Instructions to follow
Return the listing below verbatim. Pictures do not belong in the copy.
□ □ □
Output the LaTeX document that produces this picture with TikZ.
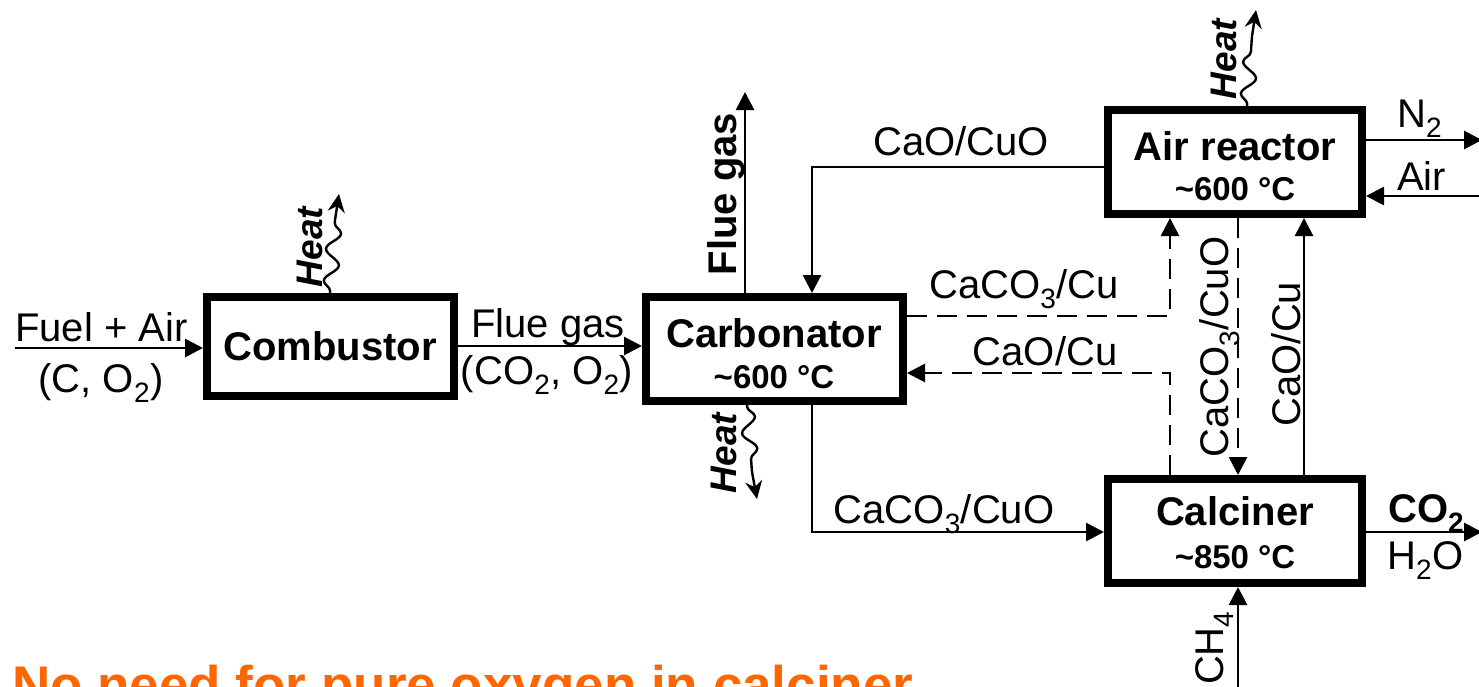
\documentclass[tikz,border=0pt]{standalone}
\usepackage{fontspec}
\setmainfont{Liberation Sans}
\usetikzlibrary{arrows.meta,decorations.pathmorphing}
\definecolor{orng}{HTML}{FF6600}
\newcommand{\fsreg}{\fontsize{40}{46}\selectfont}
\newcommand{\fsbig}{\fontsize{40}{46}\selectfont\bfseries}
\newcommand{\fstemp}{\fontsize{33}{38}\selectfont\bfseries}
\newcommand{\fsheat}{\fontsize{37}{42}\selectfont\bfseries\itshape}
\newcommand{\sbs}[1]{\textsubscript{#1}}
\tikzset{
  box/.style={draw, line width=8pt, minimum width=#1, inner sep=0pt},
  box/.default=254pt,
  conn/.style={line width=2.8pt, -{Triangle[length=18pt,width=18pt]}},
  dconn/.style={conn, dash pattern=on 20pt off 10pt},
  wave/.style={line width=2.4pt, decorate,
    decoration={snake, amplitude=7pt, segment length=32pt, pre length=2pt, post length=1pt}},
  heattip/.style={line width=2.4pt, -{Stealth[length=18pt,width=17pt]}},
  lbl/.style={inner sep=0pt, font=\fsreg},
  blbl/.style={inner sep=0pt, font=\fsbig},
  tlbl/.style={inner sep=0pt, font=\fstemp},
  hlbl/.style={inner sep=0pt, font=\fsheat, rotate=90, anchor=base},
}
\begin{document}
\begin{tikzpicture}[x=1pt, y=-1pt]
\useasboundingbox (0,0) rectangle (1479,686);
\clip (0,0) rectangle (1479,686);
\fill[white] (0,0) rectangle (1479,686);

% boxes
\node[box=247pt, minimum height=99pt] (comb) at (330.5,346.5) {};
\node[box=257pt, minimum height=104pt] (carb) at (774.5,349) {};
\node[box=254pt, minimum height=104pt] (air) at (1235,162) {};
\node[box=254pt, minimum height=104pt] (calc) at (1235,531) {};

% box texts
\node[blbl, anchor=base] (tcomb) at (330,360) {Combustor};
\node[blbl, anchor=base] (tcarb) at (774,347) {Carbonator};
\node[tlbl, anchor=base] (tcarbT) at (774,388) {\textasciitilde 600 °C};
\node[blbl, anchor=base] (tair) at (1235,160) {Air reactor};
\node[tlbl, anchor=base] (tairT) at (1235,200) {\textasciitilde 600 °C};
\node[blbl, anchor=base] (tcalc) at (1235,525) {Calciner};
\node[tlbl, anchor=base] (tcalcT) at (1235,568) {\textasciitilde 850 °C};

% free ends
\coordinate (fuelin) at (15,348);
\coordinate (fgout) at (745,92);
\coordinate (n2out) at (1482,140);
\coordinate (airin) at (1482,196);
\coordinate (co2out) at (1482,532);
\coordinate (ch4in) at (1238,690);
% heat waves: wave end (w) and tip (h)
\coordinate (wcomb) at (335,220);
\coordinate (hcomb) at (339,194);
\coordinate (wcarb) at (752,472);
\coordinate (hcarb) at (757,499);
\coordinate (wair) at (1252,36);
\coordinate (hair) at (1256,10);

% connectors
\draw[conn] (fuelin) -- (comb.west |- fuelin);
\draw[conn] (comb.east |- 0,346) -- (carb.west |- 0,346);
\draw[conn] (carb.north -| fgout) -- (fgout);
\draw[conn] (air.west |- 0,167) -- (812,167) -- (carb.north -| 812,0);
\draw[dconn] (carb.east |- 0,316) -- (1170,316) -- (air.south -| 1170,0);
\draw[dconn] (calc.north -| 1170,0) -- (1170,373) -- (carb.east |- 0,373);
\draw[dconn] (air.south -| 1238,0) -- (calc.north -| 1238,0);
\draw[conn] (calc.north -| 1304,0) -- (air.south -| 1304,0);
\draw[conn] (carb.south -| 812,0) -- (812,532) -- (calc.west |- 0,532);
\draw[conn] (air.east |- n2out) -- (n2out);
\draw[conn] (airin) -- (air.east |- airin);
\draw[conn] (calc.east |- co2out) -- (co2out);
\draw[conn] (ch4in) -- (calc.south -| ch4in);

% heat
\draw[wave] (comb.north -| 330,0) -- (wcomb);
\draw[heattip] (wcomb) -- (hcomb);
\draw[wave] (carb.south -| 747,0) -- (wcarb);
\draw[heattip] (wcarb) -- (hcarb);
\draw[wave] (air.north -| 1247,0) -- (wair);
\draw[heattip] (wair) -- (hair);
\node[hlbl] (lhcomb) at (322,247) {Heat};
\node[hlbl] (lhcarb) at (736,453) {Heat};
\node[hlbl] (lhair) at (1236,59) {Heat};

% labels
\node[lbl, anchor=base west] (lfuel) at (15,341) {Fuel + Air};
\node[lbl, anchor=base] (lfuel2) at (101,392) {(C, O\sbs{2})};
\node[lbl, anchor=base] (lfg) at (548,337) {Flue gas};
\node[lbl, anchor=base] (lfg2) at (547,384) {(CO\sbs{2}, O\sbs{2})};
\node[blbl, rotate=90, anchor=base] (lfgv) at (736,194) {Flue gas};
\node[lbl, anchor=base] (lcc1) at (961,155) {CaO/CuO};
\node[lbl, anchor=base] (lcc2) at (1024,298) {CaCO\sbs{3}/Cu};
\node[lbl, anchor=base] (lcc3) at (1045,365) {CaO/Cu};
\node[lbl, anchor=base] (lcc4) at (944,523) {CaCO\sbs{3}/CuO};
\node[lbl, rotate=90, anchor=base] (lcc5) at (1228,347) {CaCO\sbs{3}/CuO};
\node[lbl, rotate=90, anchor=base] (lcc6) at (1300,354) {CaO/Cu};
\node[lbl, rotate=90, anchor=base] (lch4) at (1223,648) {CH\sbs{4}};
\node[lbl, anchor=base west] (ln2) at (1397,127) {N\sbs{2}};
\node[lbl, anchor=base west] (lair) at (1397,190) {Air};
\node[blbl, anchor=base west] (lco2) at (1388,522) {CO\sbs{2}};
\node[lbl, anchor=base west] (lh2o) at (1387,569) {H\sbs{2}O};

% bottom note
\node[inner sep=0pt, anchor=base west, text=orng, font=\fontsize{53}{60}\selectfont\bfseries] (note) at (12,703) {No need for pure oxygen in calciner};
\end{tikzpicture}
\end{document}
□ □ □
Task result
Output the LaTeX document that produces this picture with TikZ.
\documentclass[tikz,border=0pt]{standalone}
\usepackage{fontspec}
\setmainfont{Liberation Sans}
\usetikzlibrary{arrows.meta,decorations.pathmorphing}
\definecolor{orng}{HTML}{FF6600}
\newcommand{\fsreg}{\fontsize{40}{46}\selectfont}
\newcommand{\fsbig}{\fontsize{40}{46}\selectfont\bfseries}
\newcommand{\fstemp}{\fontsize{33}{38}\selectfont\bfseries}
\newcommand{\fsheat}{\fontsize{37}{42}\selectfont\bfseries\itshape}
\newcommand{\sbs}[1]{\textsubscript{#1}}
\tikzset{
  box/.style={draw, line width=8pt, minimum width=#1, inner sep=0pt},
  box/.default=254pt,
  conn/.style={line width=2.8pt, -{Triangle[length=18pt,width=18pt]}},
  dconn/.style={conn, dash pattern=on 20pt off 10pt},
  wave/.style={line width=2.4pt, decorate,
    decoration={snake, amplitude=7pt, segment length=32pt, pre length=2pt, post length=1pt}},
  heattip/.style={line width=2.4pt, -{Stealth[length=18pt,width=17pt]}},
  lbl/.style={inner sep=0pt, font=\fsreg},
  blbl/.style={inner sep=0pt, font=\fsbig},
  tlbl/.style={inner sep=0pt, font=\fstemp},
  hlbl/.style={inner sep=0pt, font=\fsheat, rotate=90, anchor=base},
}
\begin{document}
\begin{tikzpicture}[x=1pt, y=-1pt]
\useasboundingbox (0,0) rectangle (1479,686);
\clip (0,0) rectangle (1479,686);
\fill[white] (0,0) rectangle (1479,686);

% boxes
\node[box=247pt, minimum height=99pt] (comb) at (330.5,346.5) {};
\node[box=257pt, minimum height=104pt] (carb) at (774.5,349) {};
\node[box=254pt, minimum height=104pt] (air) at (1235,162) {};
\node[box=254pt, minimum height=104pt] (calc) at (1235,531) {};

% box texts
\node[blbl, anchor=base] (tcomb) at (330,360) {Combustor};
\node[blbl, anchor=base] (tcarb) at (774,347) {Carbonator};
\node[tlbl, anchor=base] (tcarbT) at (774,388) {\textasciitilde 600 °C};
\node[blbl, anchor=base] (tair) at (1235,160) {Air reactor};
\node[tlbl, anchor=base] (tairT) at (1235,200) {\textasciitilde 600 °C};
\node[blbl, anchor=base] (tcalc) at (1235,525) {Calciner};
\node[tlbl, anchor=base] (tcalcT) at (1235,568) {\textasciitilde 850 °C};

% free ends
\coordinate (fuelin) at (15,348);
\coordinate (fgout) at (745,92);
\coordinate (n2out) at (1482,140);
\coordinate (airin) at (1482,196);
\coordinate (co2out) at (1482,532);
\coordinate (ch4in) at (1238,690);
% heat waves: wave end (w) and tip (h)
\coordinate (wcomb) at (335,220);
\coordinate (hcomb) at (339,194);
\coordinate (wcarb) at (752,472);
\coordinate (hcarb) at (757,499);
\coordinate (wair) at (1252,36);
\coordinate (hair) at (1256,10);

% connectors
\draw[conn] (fuelin) -- (comb.west |- fuelin);
\draw[conn] (comb.east |- 0,346) -- (carb.west |- 0,346);
\draw[conn] (carb.north -| fgout) -- (fgout);
\draw[conn] (air.west |- 0,167) -- (812,167) -- (carb.north -| 812,0);
\draw[dconn] (carb.east |- 0,316) -- (1170,316) -- (air.south -| 1170,0);
\draw[dconn] (calc.north -| 1170,0) -- (1170,373) -- (carb.east |- 0,373);
\draw[dconn] (air.south -| 1238,0) -- (calc.north -| 1238,0);
\draw[conn] (calc.north -| 1304,0) -- (air.south -| 1304,0);
\draw[conn] (carb.south -| 812,0) -- (812,532) -- (calc.west |- 0,532);
\draw[conn] (air.east |- n2out) -- (n2out);
\draw[conn] (airin) -- (air.east |- airin);
\draw[conn] (calc.east |- co2out) -- (co2out);
\draw[conn] (ch4in) -- (calc.south -| ch4in);

% heat
\draw[wave] (comb.north -| 330,0) -- (wcomb);
\draw[heattip] (wcomb) -- (hcomb);
\draw[wave] (carb.south -| 747,0) -- (wcarb);
\draw[heattip] (wcarb) -- (hcarb);
\draw[wave] (air.north -| 1247,0) -- (wair);
\draw[heattip] (wair) -- (hair);
\node[hlbl] (lhcomb) at (322,247) {Heat};
\node[hlbl] (lhcarb) at (736,453) {Heat};
\node[hlbl] (lhair) at (1236,59) {Heat};

% labels
\node[lbl, anchor=base west] (lfuel) at (15,341) {Fuel + Air};
\node[lbl, anchor=base] (lfuel2) at (101,392) {(C, O\sbs{2})};
\node[lbl, anchor=base] (lfg) at (548,337) {Flue gas};
\node[lbl, anchor=base] (lfg2) at (547,384) {(CO\sbs{2}, O\sbs{2})};
\node[blbl, rotate=90, anchor=base] (lfgv) at (736,194) {Flue gas};
\node[lbl, anchor=base] (lcc1) at (961,155) {CaO/CuO};
\node[lbl, anchor=base] (lcc2) at (1024,298) {CaCO\sbs{3}/Cu};
\node[lbl, anchor=base] (lcc3) at (1045,365) {CaO/Cu};
\node[lbl, anchor=base] (lcc4) at (944,523) {CaCO\sbs{3}/CuO};
\node[lbl, rotate=90, anchor=base] (lcc5) at (1228,347) {CaCO\sbs{3}/CuO};
\node[lbl, rotate=90, anchor=base] (lcc6) at (1300,354) {CaO/Cu};
\node[lbl, rotate=90, anchor=base] (lch4) at (1223,648) {CH\sbs{4}};
\node[lbl, anchor=base west] (ln2) at (1397,127) {N\sbs{2}};
\node[lbl, anchor=base west] (lair) at (1397,190) {Air};
\node[blbl, anchor=base west] (lco2) at (1388,522) {CO\sbs{2}};
\node[lbl, anchor=base west] (lh2o) at (1387,569) {H\sbs{2}O};

% bottom note
\node[inner sep=0pt, anchor=base west, text=orng, font=\fontsize{53}{60}\selectfont\bfseries] (note) at (12,703) {No need for pure oxygen in calciner};
\end{tikzpicture}
\end{document}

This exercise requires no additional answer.